CHAPITRE LXIII. TÉMOIGNAGES DE SAINT AMBROISE.
74. Dans le passage que l'auteur cite de saint Ambroise, il est certain que ce grand docteur combat ceux qui prétendent que l'homme ne saurait être sans péché dans cette vie. Pour appuyer sa thèse, il cite le fait de Zacharie et d'Elisabeth qui nous sont présentés dans l'Evangile comme ayant marché sans faillir dans toutes les justifications de la loi; mais a-t-il dit quelque part que ces deux époux aient atteint cette perfection sans la grâce de Dieu par Jésus-Christ Notre-Seigneur? N'est-il pas certain que, même avant la passion du Sauveur, les hommes n'ont été justes que par la foi en Jésus-Christ, seul principe d'où puisse nous venir le Saint-Esprit qui nous a été donné, par qui la charité est répandue dans nos coeurs? Or, n'est-ce pas uniquement par la charité que les justes possèdent la justice? Quant à la réception de l'Esprit-Saint, ce saint évêque affirme que nous ne l'obtenons que par nos prières, d'où il suit que la volonté par elle-même ne suffit pas, à moins qu'elle ne soit aidée par la grâce; n'est-ce pas lui qui a composé ce cantique dans lequel nous disons : « Et il accorde aux voeux ardents de mériter le Saint-Esprit ? »
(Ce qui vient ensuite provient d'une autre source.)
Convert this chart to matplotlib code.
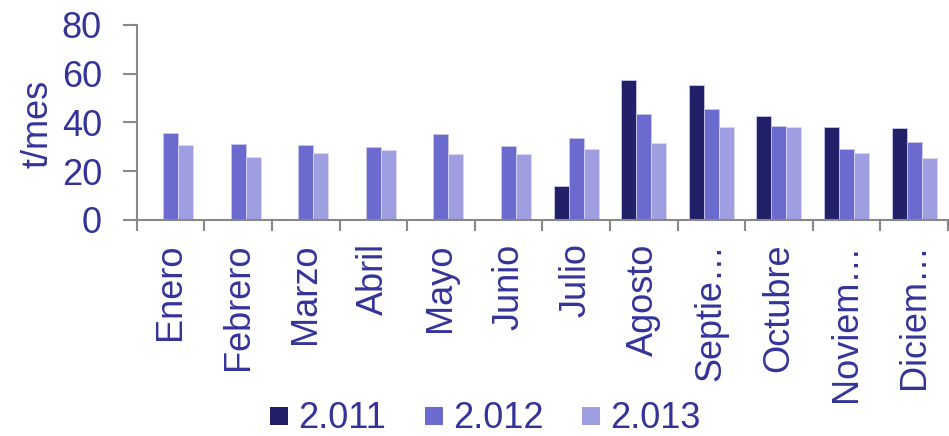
import matplotlib.pyplot as plt
from matplotlib.lines import Line2D
import numpy as np

plt.rcParams['font.family'] = ['Liberation Sans', 'DejaVu Sans']

meses = ['Enero', 'Febrero', 'Marzo', 'Abril', 'Mayo', 'Junio', 'Julio',
         'Agosto', 'Septie…', 'Octubre', 'Noviem…', 'Diciem…']
v2011 = [0, 0, 0, 0, 0, 0, 13.7, 57.4, 55.3, 42.6, 38.1, 37.5]
v2012 = [35.5, 31.0, 30.6, 29.7, 35.2, 30.3, 33.4, 43.4, 45.5, 38.6, 28.9, 31.9]
v2013 = [30.6, 25.6, 27.4, 28.5, 27.1, 26.9, 28.9, 31.5, 38.0, 38.1, 27.4, 25.3]
series = ['2.011', '2.012', '2.013']

txt = '#333399'
gris = '#888888'
colores = ['#212068', '#6b6bcf', '#9e9ee0']
fs = 26

fig = plt.figure(figsize=(9.49, 4.36), dpi=100)
ax = fig.add_axes([136.7 / 949, 1 - 219.7 / 436, (948 - 136.7) / 949, (219.7 - 25) / 436])

x = np.arange(len(meses))
w = 0.222
ax.bar(x - w, v2011, w, color=colores[0], edgecolor='#c8c8ec', linewidth=0.6)
ax.bar(x, v2012, w, color=colores[1], edgecolor='#c8c8ec', linewidth=0.6)
ax.bar(x + w, v2013, w, color=colores[2], edgecolor='#d8d8f4', linewidth=0.6)

ax.set_xlim(-0.5, len(meses) - 0.5)
ax.set_ylim(0, 80)
ax.set_yticks([0, 20, 40, 60, 80])
ax.set_xticks(x)
ax.set_xticklabels(meses, rotation=90, color=txt, fontsize=fs, va='top')
ax.set_xticks(np.arange(len(meses) + 1) - 0.5, minor=True)
ax.tick_params(axis='x', which='major', length=0, pad=17)
ax.tick_params(axis='x', which='minor', length=8, width=1.5, color=gris)
ax.tick_params(axis='y', length=10, width=1.5, color=gris, labelcolor=txt, labelsize=fs, pad=15)
ax.set_ylabel('t/mes', color=txt, fontsize=fs)
ax.yaxis.set_label_coords(-0.1, 0.49)

for s in ['top', 'right']:
    ax.spines[s].set_visible(False)
for s in ['left', 'bottom']:
    ax.spines[s].set_color(gris)
    ax.spines[s].set_linewidth(1.5)

# cuadrados de la leyenda
handles = [Line2D([], [], marker='s', linestyle='none', markersize=13.3,
                  markerfacecolor=c, markeredgecolor=c, markeredgewidth=0) for c in colores]
fig.legend(handles, series, loc='lower center', bbox_to_anchor=(0.511, -0.075), ncol=3,
           frameon=False, fontsize=fs, labelcolor=txt, handlelength=0.55,
           handletextpad=0.25, columnspacing=1.05)

fig.savefig('out.png', dpi=100)
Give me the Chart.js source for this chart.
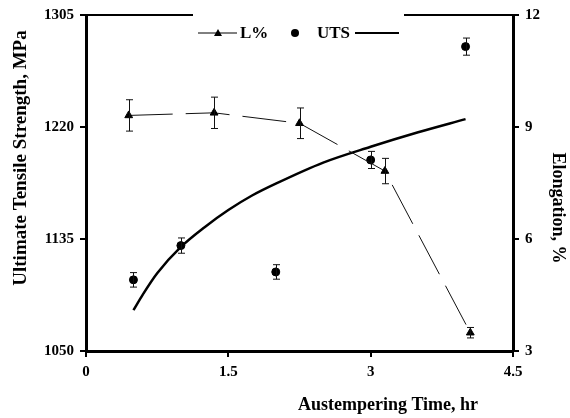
<!DOCTYPE html>
<html>
<head>
<meta charset="utf-8">
<script src="https://cdn.jsdelivr.net/npm/chart.js@4.4.1/dist/chart.umd.min.js"></script>
<style>
  html, body { margin: 0; padding: 0; background: #fff; }
  canvas { display: block; }
</style>
</head>
<body>
<canvas id="chart" width="570" height="418"></canvas>
<script>
/* ── Data ───────────────────────────────────────────────────────────── */

const utsTime   = [0.5, 1.0, 2.0, 3.0, 4.0];
const utsValues = [1104, 1130, 1110, 1195, 1281];
const utsErr    = [5.5, 5.8, 5.5, 6.5, 6.5];

const elongTime   = [0.45, 1.35, 2.25, 3.15, 4.05];
const elongValues = [9.31, 9.38, 9.10, 7.82, 3.49];
const elongErr    = [0.42, 0.42, 0.41, 0.34, 0.14];

const fitTime = [0.5, 0.6, 0.75, 1.0, 1.25, 1.5, 1.75, 2.0, 2.5, 3.0, 3.5, 4.0];
const fitUts  = [1081, 1093, 1109, 1129, 1144, 1157, 1168, 1177, 1193, 1205, 1216, 1226];

const xTicks     = [0, 1.5, 3, 4.5];
const utsTicks   = [1050, 1135, 1220, 1305];
const elongTicks = [3, 6, 9, 12];

const FONT = "'Liberation Serif', 'Times New Roman', serif";

const pts = (xs, ys) => xs.map((x, i) => ({ x, y: ys[i] }));

// ── Error bars ────────────────────────────────────────────────────────────

const errorBars = {
  id: 'errorBars',
  afterDatasetsDraw(chart) {
    const ctx = chart.ctx;
    const sets = [
      { xs: utsTime, ys: utsValues, es: utsErr, axis: 'y' },
      { xs: elongTime, ys: elongValues, es: elongErr, axis: 'y2' },
    ];
    ctx.save();
    ctx.strokeStyle = '#111';
    ctx.lineWidth = 1;
    sets.forEach(s => {
      const sy = chart.scales[s.axis], sx = chart.scales.x;
      s.xs.forEach((t, i) => {
        const px = Math.round(sx.getPixelForValue(t)) + 0.5;
        const top = sy.getPixelForValue(s.ys[i] + s.es[i]);
        const bot = sy.getPixelForValue(s.ys[i] - s.es[i]);
        ctx.beginPath();
        ctx.moveTo(px, top); ctx.lineTo(px, bot);
        ctx.moveTo(px - 3.5, top); ctx.lineTo(px + 3.5, top);
        ctx.moveTo(px - 3.5, bot); ctx.lineTo(px + 3.5, bot);
        ctx.stroke();
      });
    });
    ctx.restore();
  }
};

// ── Frame, legend and axis titles ────────────────────────────────────────

const decorations = {
  id: 'decorations',
  afterDraw(chart) {
    const ctx = chart.ctx;
    const a = chart.chartArea;
    ctx.save();

    // top border, broken by the legend
    ctx.strokeStyle = '#000';
    ctx.lineWidth = 2;
    ctx.beginPath();
    ctx.moveTo(a.left, a.top); ctx.lineTo(193, a.top);
    ctx.moveTo(404, a.top);    ctx.lineTo(a.right, a.top);
    ctx.stroke();

    // legend
    const ly = 33;
    ctx.lineWidth = 1;
    ctx.beginPath(); ctx.moveTo(198, ly); ctx.lineTo(237, ly); ctx.stroke();
    ctx.fillStyle = '#000';
    ctx.beginPath();
    ctx.moveTo(218, ly - 4); ctx.lineTo(222, ly + 3); ctx.lineTo(214, ly + 3);
    ctx.closePath(); ctx.fill();
    ctx.beginPath(); ctx.arc(295, ly, 4, 0, Math.PI * 2); ctx.fill();
    ctx.lineWidth = 2;
    ctx.beginPath(); ctx.moveTo(355, ly); ctx.lineTo(399, ly); ctx.stroke();

    ctx.font = `bold 17px ${FONT}`;
    ctx.textBaseline = 'middle';
    ctx.textAlign = 'left';
    ctx.fillText('L%', 240, ly + 1);
    ctx.fillText('UTS', 317, ly + 1);

    // axis titles
    ctx.font = `bold 18px ${FONT}`;
    ctx.textAlign = 'center';
    ctx.fillText('Austempering Time, hr', 388, 405);

    ctx.save();
    ctx.translate(558, 208);
    ctx.rotate(Math.PI / 2);
    ctx.fillText('Elongation, %', 0, 0);
    ctx.restore();

    ctx.font = `bold 19px ${FONT}`;
    ctx.save();
    ctx.translate(21, 158);
    ctx.rotate(-Math.PI / 2);
    ctx.fillText('Ultimate Tensile Strength, MPa', 0, 0);
    ctx.restore();

    ctx.restore();
  }
};

// ── Chart ────────────────────────────────────────────────────────────────

const tickFont = { family: FONT, size: 15, weight: 'bold' };

function axisBase(ticks) {
  return {
    ticks: { color: '#000', font: tickFont, autoSkip: false, padding: 6,
             callback: v => String(v) },
    grid: { drawOnChartArea: false, color: '#000', tickLength: 6, lineWidth: 2 },
    border: { display: true, color: '#000', width: 3 },
    afterBuildTicks: s => { s.ticks = ticks.map(v => ({ value: v })); },
  };
}

new Chart(document.getElementById('chart'), {
  type: 'line',
  data: {
    datasets: [
      {
        label: 'L%',
        data: pts(elongTime, elongValues),
        yAxisID: 'y2',
        borderColor: '#111',
        borderWidth: 1,
        borderDash: [44, 13],
        pointStyle: 'triangle',
        pointRadius: 4.5,
        pointBackgroundColor: '#000',
        pointBorderColor: '#000',
        tension: 0,
      },
      {
        label: 'UTS',
        data: pts(utsTime, utsValues),
        yAxisID: 'y',
        showLine: false,
        pointStyle: 'circle',
        pointRadius: 4,
        pointBackgroundColor: '#000',
        pointBorderColor: '#000',
      },
      {
        label: 'fit',
        data: pts(fitTime, fitUts),
        yAxisID: 'y',
        borderColor: '#000',
        borderWidth: 2.5,
        pointRadius: 0,
        cubicInterpolationMode: 'monotone',
      },
    ],
  },
  options: {
    responsive: false,
    animation: false,
    devicePixelRatio: 1,
    layout: { padding: { top: 15, left: 0, right: 0, bottom: 0 } },
    plugins: { legend: { display: false }, tooltip: { enabled: false } },
    scales: {
      x: {
        type: 'linear', min: 0, max: 4.5,
        ...axisBase(xTicks),
        afterFit: s => { s.height = 67; },
      },
      y: {
        type: 'linear', position: 'left', min: 1050, max: 1305,
        ...axisBase(utsTicks),
        afterFit: s => { s.width = 86; },
      },
      y2: {
        type: 'linear', position: 'right', min: 3, max: 12,
        ...axisBase(elongTicks),
        afterFit: s => { s.width = 57; },
      },
    },
  },
  plugins: [errorBars, decorations],
});
</script>
</body>
</html>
75. Notre auteur a cité de saint Ambroise ce qu'il a voulu ; qu'il me soit permis à mon tour d'en citer le passage suivant : « Il m'a paru », dit-il. « Il peut se faire que ce qu'il a vu, d'autres l'aient vu également. En effet, cette vue ne dépend pas uniquement de la volonté humaine, mais surtout de celui qui parle en moi », est-il écrit1, « du Christ qui seul nous rend capables de voir ce qui est bien. C'est lui qui a pitié de nous et celui dont il a pitié, il l'appelle. Voilà pourquoi celui qui suit Jésus-Christ et à qui vous demandez pour quel motif il a voulu être chrétien, pourra vous répondre . Il m'a paru. Il ne nie pas, en parlant ainsi, l'appel préliminaire de Dieu, car c'est par Dieu que la volonté humaine est préparée; et pour que Dieu soit honoré par un saint, il faut d'abord que ce saint ait été touché de la grâce de Dieu ».
Si donc notre auteur sait goûter les paroles de saint Ambroise, qu'il professe avec lui que c'est par Dieu que toute volonté humaine est préparée, et alors la question qui nous occupe sera à peu près résolue; car il ne s'agira plus que de savoir à qui ou quand est accordée la perfection de la justice, ce qui, dans tous les cas, ne peut se faire que par la grâce de Jésus-Christ. Et puis, quel motif avait donc notre auteur de ne citer qu'une seule phrase de saint Ambroise? Nous lisons: « Comme l'Eglise est formée de la réunion des Gentils, c'est-à-dire des pécheurs, comment pourrait-elle être immaculée, si tout d'abord elle n'avait été purifiée par la grâce de Jésus-Christ et si elle n'avait reçu le privilège de ne pas pécher et de ne tomber dans aucune faute? » Saint Ambroise ajoutait: « Dès le principe, l'Eglise n'est pas immaculée, car cet heureux état dépasse les forces de la nature; mais aidée par la grâce de Dieu et appuyée sur ses propres forces, elle cesse de pécher et se montre réellement immaculées2 ».
Notre auteur passe soifs silence ces dernières paroles, et il n'est que trop facile d'en comprendre la raison. Tous les efforts des Saints ici-bas tendent à réaliser dans l'Eglise de la terre cette pureté sans tache qui caractérise l'Eglise du ciel, laquelle ne renferme aucun pécheur dans son sein, laquelle ne connaît plus cette loi du péché combattant contre la loi de l'esprit, laquelle enfin participe à la sainteté même de la vie divine. Toutefois, que notre auteur veuille bien remarquer ces paroles de saint Ambroise, fondées sur l'autorité même des saintes Ecritures : « L'Eglise n'est pas immaculée dès le commencement, car un tel état est impossible à la nature humaine ». Ce commencement est avant tout celui où nous naissons enfants d'Adam. Car Adam, nous ne pouvons en douter, a été créé dans une parfaite innocence ; quant à ses descendants, ils sont par le fait même de leur naissance enfants de colère, leur nature est viciée et déchue, ils sont souillés dès le commencement, et de là, selon saint Ambroise, l'impossibilité pour la nature humaine d'être sans péché.